Tuesday, April 30, 2019

"No, That Is Impossible!!"


This was sent to us by Kim H., an adoptee from Ningdu, Jiangxi that we recently matched. She lives in the Netherlands.
_____________________

From the moment I realized that I was adopted and that the parents I grew up with were not my birth parents, I have always wondered who my biological parents were. However, there had never been a possibility to find them and after many years, I kind of stopped thinking about finding them. I just kept hoping that they were healthy and that there would come an option soon.

That possibility came along a few months ago. One of my mother’s colleagues told me that I should take a DNA test. Her adopted daughter took such a test too, but didn’t find a match, but she said that it is fun to do anyway. So, I followed her advice and did the test. The ancestry report showed that I am 99% Chinese (not really a shocker though). Then I looked at the family tree and I saw that there was a woman that matched my DNA for 50%. When I looked closer, it said that that person should be my biological mother and I was like: “No, that is impossible”. But then I was thinking about it, and a 50% match could only mean a relationship with with one of your parents. So, after a few days of thinking I sent her a message. After a couple of days, I still hadn’t received an answer, so my hopes faded a little again. 

But I was a bit too impatient, because after a week or so, I received a message from Brian, a man who cofounded an organization that helps Chinese adoptees find their biological parents and vice versa. After a few times mailing back and forth, I discovered that my biological parents have been in touch with Lan, Brian’s wife and cofounder of the organization, since 2016. After a few days chatting with her, she asked me if I would like to be in a group chat with my biological family. I was immediately like: “Yes, of course I want that, I can’t wait to chat with them.” So, she put me in the group chat with my biological father and older sister. My sister sent a few pictures of their family in China and I sent a few pictures of mine in the Netherlands. It was really weird looking at the pictures, because it was like I was looking in a mirror. My sister and I have been chatting for a few hours to try and get to know each other. Unfortunately, we had to stop due to the time difference between China and Europe. While chatting, I discovered that I have an older and a younger sister, a younger brother, a mother, a father and a grandmother in China. After a few days, I received a message from my birth father too. He probably needed to figure out how to chat with me, since I chat in English and they text in Chinese. The first thing he said was that he was really sorry for giving me away and that I must hate him, which really touched me. I had no idea that he would feel so much guilt. Therefore, I told him that I don’t hate him, because he must have had a good explanation why he gave me away. Moreover, I am just happy to know that my family in China is still alive, healthy and happy. After some time talking, I discovered the reason why I was the only one that was adopted. Just after I was born, I became ill and my parents didn’t have enough money to bring me to a doctor.

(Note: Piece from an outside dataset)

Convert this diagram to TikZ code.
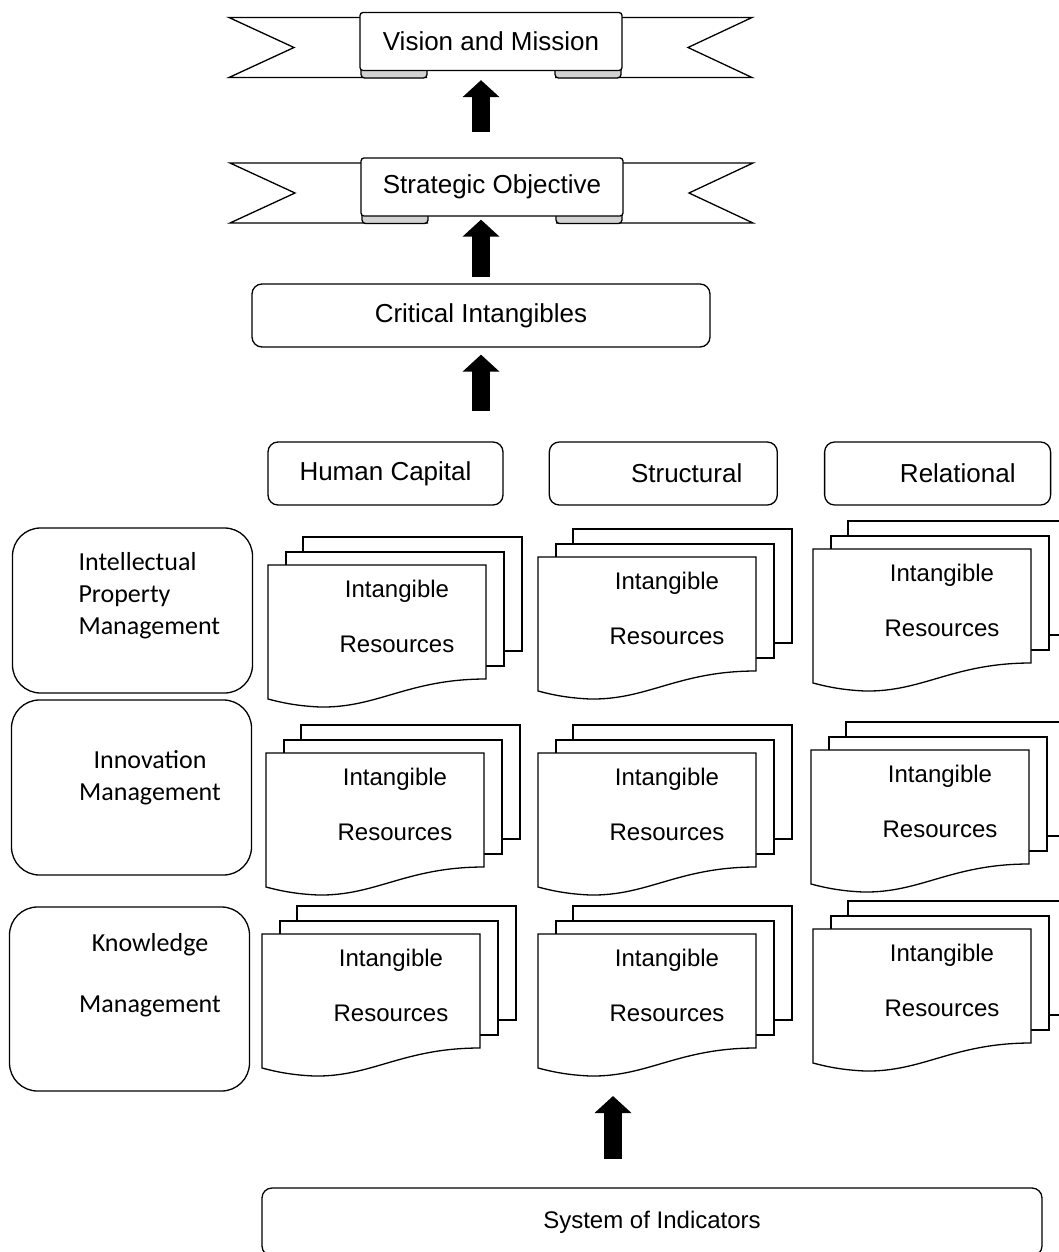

The only option for them was to send me away to a welfare institute close to their hometown and hoping that I would be adopted by a loving family that could give me the help I needed.

Talking to my biological family in China has always felt to be impossible, but I was wrong, it is possible. For me, it is the best thing that has happened in my life so far. I had the rare luck to find a match immediately and to be able to get in touch with my birth family. Not everyone is as lucky as me and there are still people trying to find their biological family. By writing about my experiences, I hope to inspire other people to do a DNA test and bring families back together. Of course, giving away your DNA could bring some risks, but just knowing that there are people out there that really care about you and love you let me take that risk.